Stainless Steel: What all manufactures have to change to once they realize users think,
"It can burn wet wood" or "Why should I have to control my return water temperature"?

I have run a lot of business in my life, and the easiest one to make and keep successful are those that the customers has no input in the process, other than to pay for it.

I would never build or sell a solid fuel boiler as I have no way of controlling how they run it.


----------



## mikefrommaine (Aug 7, 2013)

willyswagon said:


> Stainless Steel: What all manufactures have to change to once they realize users think, "It can burn wet wood" or "Why should I have to control my return water temperature"?


 

There are plenty of other makers that have figured out how to make a boiler out of boilerplate. 

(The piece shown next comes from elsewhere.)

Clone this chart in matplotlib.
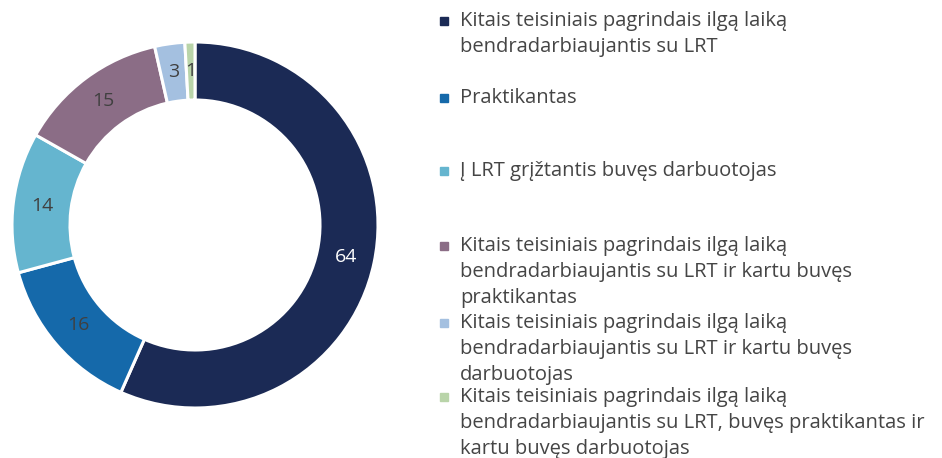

Maybe they have a magic wand that prevents users from burning wet wood???


----------



## flyingcow (Aug 7, 2013)

Also should have mentioned, i got a real close look at the Vigas and liked what i saw. Mark at AHONA seemed to be all about customer service.


----------



## JP11 (Aug 8, 2013)

flyingcow said:


> Also should have mentioned, i got a real close look at the Vigas and liked what i saw. Mark at AHONA seemed to be all about customer service.


Having talked to him for a couple of years before I bought one from him.... I would agree with you.  Great service before AND after the sale.


----------



## Dan Rondeau (Aug 30, 2013)

Brand New Econoburn Wood Boiler For Sale - Located in Putnam, CT

https://www.hearth.com/talk/threads/econoburn-150-brand-new.109661/


----------



## Noob2wood (Oct 17, 2013)

mikefrommaine said:


> Stainless steel: what manufacturers claim as an 'upgrade' when they can't figure out why their boilers are rotting out in a couple of years.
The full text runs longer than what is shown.